**Written exercise**
Write out only the lines from the start of the entries up to and including the line with "import * as"; please skip the pictures.

[start of Information provided]

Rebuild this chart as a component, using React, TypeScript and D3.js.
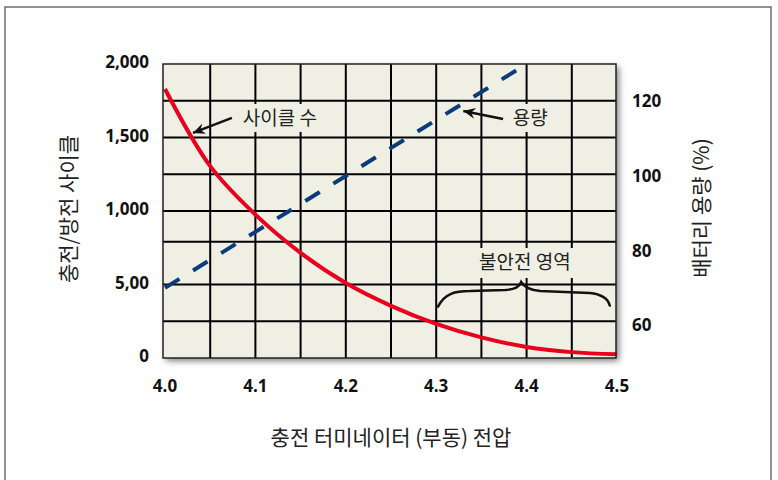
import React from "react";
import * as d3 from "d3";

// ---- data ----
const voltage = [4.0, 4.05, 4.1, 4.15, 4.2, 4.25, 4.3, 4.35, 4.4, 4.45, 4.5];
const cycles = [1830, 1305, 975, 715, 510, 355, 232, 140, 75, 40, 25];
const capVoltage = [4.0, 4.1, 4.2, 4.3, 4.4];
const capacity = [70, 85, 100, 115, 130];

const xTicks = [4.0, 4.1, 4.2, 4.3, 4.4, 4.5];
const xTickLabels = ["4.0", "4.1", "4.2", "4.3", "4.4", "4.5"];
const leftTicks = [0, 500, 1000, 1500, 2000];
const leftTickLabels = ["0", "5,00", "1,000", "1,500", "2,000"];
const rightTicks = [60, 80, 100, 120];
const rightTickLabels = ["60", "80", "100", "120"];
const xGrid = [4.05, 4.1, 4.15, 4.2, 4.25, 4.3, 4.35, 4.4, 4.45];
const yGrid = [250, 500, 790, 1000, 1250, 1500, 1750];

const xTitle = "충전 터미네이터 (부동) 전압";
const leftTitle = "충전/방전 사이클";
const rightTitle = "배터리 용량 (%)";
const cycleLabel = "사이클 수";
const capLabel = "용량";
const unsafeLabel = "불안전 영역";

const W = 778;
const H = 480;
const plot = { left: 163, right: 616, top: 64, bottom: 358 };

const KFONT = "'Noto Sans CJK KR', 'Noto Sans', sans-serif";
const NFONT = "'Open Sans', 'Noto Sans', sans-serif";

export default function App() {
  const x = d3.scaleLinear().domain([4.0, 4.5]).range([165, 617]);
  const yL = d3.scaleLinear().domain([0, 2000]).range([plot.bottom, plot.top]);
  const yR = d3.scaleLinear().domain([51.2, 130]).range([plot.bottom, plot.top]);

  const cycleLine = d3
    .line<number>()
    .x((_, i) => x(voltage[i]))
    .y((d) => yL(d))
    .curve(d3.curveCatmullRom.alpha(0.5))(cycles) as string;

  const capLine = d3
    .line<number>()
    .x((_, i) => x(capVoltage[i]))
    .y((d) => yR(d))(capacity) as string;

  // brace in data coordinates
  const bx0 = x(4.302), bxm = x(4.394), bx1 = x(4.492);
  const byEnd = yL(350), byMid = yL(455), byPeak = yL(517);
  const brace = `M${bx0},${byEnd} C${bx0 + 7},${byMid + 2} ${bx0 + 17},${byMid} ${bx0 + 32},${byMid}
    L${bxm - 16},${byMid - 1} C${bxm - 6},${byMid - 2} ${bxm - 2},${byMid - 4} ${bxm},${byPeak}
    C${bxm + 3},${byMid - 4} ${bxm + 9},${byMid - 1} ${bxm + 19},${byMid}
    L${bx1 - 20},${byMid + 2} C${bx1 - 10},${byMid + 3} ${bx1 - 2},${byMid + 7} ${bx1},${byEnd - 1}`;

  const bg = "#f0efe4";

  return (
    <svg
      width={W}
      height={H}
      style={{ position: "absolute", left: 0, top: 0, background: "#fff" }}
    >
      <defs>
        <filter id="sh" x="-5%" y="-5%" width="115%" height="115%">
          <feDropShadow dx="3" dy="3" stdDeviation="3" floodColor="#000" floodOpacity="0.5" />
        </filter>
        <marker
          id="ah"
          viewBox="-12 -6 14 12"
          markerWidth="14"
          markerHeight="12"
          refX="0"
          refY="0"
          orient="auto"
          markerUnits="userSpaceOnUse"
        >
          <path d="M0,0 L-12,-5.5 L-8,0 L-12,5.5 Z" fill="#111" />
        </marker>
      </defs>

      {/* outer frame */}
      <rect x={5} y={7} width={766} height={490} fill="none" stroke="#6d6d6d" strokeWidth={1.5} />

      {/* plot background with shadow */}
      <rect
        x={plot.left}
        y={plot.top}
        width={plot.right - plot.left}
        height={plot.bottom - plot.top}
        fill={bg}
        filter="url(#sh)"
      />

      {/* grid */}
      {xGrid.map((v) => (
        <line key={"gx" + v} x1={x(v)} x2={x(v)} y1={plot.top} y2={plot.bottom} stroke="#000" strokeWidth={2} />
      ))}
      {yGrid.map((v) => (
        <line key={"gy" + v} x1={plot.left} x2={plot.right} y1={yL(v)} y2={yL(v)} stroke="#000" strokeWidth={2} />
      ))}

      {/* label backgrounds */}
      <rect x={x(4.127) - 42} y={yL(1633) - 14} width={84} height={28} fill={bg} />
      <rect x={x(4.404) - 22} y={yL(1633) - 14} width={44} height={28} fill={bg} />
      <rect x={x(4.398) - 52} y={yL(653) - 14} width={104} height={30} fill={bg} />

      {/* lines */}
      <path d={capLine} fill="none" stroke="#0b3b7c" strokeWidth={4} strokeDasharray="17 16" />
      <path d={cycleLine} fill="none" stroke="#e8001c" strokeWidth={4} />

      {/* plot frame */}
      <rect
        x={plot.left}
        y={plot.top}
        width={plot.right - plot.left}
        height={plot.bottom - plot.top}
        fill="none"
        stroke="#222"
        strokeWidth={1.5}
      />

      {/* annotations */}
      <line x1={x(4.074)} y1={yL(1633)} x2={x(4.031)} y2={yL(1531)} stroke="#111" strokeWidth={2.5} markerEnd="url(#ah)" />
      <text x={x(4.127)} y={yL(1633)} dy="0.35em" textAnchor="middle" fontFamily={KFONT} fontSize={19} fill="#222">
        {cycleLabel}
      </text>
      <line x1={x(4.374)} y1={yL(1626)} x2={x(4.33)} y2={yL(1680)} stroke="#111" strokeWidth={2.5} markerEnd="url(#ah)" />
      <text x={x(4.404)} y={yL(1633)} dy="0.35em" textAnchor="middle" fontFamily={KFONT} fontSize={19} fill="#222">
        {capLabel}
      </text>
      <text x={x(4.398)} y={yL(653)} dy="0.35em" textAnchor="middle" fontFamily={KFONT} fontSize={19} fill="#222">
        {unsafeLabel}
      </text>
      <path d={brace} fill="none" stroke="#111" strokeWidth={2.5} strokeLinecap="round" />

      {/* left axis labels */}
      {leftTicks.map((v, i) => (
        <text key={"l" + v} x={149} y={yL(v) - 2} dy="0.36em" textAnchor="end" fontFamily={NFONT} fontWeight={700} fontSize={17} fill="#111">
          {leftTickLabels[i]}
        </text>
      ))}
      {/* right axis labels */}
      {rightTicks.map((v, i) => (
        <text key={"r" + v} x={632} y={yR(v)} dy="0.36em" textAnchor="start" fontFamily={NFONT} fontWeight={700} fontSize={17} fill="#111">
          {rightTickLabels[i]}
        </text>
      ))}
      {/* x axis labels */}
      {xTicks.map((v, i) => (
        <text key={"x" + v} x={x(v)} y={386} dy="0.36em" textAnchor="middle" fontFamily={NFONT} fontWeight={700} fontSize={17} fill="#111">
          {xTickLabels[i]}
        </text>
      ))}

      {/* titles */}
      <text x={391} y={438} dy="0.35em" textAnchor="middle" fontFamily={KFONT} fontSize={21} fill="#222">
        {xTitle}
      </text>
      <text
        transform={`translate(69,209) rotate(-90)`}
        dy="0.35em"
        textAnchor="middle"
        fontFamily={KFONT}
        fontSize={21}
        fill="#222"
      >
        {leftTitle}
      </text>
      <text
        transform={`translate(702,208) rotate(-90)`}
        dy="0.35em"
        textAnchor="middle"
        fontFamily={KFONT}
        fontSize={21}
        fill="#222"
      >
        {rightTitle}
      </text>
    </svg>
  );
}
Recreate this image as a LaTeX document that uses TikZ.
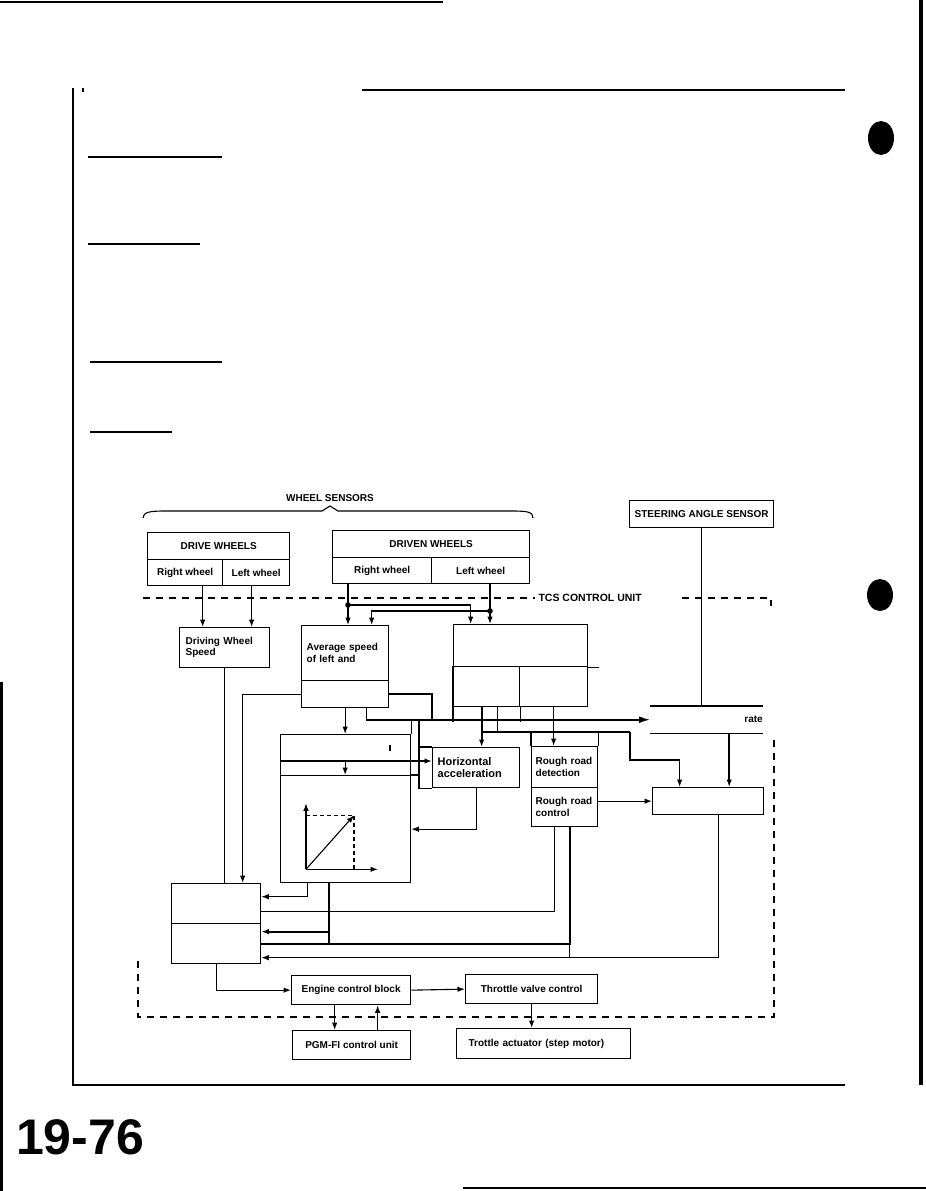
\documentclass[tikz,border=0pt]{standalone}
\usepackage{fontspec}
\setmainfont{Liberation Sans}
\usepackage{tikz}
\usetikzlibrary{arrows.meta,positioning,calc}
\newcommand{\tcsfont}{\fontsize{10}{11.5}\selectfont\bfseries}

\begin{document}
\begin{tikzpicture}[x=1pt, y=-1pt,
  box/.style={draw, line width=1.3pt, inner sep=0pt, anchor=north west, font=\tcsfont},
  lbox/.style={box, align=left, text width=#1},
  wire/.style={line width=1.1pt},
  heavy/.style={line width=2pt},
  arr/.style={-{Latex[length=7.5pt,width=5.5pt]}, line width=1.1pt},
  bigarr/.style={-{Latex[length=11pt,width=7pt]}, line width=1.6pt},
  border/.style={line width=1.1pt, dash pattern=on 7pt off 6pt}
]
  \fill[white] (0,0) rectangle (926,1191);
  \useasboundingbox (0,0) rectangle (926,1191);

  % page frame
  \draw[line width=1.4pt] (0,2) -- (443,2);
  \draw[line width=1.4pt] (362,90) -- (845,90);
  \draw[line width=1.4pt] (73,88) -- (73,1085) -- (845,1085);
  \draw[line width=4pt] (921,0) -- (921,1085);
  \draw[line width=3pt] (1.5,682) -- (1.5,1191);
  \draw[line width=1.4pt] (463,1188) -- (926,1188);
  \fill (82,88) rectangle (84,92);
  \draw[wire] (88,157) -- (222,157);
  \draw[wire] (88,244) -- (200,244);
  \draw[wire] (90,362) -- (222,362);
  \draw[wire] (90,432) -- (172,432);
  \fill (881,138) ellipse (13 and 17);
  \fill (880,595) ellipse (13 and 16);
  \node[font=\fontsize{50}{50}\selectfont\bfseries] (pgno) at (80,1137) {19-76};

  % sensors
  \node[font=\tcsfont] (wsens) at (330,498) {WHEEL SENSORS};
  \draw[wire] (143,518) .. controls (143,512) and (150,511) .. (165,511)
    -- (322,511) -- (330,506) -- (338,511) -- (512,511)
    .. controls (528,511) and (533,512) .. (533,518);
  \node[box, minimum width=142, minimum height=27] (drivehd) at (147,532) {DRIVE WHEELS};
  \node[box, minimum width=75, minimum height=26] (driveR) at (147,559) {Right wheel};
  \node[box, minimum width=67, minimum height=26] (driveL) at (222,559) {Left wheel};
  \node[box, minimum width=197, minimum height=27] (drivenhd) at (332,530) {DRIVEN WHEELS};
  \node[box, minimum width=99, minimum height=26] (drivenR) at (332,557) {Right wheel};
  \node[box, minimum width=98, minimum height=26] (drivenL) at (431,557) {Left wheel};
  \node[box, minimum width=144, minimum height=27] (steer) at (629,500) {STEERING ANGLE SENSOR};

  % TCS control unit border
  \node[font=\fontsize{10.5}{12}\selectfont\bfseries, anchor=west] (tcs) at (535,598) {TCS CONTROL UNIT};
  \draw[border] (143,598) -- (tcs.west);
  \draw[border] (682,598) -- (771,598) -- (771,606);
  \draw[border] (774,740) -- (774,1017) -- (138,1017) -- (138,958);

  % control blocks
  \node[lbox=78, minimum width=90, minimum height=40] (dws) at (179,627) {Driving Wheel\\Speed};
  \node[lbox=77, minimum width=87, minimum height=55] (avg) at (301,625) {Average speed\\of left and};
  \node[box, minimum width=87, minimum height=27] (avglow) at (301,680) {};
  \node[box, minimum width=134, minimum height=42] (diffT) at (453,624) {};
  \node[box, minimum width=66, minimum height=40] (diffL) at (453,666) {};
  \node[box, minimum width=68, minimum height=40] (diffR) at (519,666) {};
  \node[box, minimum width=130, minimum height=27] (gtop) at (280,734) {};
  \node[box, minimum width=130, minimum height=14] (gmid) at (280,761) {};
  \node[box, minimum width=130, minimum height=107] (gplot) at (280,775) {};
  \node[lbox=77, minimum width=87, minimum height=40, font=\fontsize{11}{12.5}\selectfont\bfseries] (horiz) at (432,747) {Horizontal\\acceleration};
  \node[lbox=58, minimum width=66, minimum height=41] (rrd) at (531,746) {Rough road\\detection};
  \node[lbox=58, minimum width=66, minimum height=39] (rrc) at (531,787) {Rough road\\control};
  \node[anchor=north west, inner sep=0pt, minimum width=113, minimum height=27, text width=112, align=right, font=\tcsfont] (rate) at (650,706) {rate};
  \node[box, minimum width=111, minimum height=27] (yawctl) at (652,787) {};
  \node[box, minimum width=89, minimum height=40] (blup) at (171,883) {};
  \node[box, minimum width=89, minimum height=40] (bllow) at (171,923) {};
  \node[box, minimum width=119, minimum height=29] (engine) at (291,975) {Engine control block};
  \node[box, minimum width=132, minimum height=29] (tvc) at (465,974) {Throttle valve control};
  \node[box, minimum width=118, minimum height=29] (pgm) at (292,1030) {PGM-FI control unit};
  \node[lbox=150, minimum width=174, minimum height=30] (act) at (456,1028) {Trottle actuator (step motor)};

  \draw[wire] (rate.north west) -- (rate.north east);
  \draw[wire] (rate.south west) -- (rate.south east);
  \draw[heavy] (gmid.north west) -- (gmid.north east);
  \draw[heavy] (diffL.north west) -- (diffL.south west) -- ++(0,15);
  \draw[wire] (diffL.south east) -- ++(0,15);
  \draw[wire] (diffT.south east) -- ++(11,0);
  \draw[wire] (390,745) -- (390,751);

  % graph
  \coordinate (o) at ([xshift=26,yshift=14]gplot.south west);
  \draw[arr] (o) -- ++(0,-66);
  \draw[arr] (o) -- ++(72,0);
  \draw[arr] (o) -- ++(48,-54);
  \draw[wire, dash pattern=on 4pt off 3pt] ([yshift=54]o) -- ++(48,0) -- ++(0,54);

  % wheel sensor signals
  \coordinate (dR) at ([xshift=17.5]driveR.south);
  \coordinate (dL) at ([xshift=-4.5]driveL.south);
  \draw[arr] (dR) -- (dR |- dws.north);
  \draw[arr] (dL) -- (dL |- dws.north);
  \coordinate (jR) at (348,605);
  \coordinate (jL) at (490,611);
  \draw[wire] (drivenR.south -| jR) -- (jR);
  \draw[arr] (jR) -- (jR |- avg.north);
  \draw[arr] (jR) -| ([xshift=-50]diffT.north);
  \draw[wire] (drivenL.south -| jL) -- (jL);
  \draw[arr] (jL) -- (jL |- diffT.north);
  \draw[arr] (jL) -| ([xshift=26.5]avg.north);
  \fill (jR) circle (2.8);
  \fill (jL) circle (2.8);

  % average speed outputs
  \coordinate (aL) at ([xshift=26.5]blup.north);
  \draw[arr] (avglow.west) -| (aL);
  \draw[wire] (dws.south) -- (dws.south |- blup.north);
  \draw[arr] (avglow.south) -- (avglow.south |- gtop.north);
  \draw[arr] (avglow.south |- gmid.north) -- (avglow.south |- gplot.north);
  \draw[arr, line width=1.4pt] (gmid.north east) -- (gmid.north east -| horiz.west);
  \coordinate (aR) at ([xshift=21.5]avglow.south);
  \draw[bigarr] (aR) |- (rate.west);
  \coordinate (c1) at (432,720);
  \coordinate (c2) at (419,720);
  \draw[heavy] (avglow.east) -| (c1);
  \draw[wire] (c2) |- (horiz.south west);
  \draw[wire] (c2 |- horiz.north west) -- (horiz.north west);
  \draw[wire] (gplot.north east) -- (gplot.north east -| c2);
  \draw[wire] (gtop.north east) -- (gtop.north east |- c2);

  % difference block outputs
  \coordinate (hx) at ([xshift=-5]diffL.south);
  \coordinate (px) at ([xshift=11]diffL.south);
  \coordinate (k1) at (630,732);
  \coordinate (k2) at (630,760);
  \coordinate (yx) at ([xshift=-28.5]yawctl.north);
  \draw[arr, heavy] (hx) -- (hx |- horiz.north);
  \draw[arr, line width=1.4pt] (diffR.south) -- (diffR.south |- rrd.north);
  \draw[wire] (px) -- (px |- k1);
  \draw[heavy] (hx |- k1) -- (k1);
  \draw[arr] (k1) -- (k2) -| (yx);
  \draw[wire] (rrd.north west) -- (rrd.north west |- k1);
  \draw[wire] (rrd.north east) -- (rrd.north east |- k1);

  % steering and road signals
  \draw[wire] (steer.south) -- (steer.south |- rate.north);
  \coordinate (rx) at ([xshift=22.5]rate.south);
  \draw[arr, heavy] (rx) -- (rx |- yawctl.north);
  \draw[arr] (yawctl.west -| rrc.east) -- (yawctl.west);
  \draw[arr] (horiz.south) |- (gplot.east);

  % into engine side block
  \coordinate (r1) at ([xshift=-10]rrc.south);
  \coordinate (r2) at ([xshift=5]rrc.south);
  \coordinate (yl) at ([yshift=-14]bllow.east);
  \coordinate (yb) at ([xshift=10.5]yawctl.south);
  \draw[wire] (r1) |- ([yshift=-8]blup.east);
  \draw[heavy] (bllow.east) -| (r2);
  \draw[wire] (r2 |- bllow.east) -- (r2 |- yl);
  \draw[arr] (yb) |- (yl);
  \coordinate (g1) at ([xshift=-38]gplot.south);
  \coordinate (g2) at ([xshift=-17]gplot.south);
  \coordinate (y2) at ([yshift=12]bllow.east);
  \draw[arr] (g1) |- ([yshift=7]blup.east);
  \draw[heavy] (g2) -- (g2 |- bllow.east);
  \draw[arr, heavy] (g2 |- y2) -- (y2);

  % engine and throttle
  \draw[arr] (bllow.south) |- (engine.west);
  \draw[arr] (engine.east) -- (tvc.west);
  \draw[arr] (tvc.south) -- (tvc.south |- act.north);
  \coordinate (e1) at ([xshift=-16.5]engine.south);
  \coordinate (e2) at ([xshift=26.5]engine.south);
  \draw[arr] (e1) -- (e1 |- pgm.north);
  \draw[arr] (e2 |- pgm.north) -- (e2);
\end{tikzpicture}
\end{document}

[end of Information provided]

**Result**
Rebuild this chart as a component, using React, TypeScript and D3.js.
import React from "react";
import * as d3 from "d3";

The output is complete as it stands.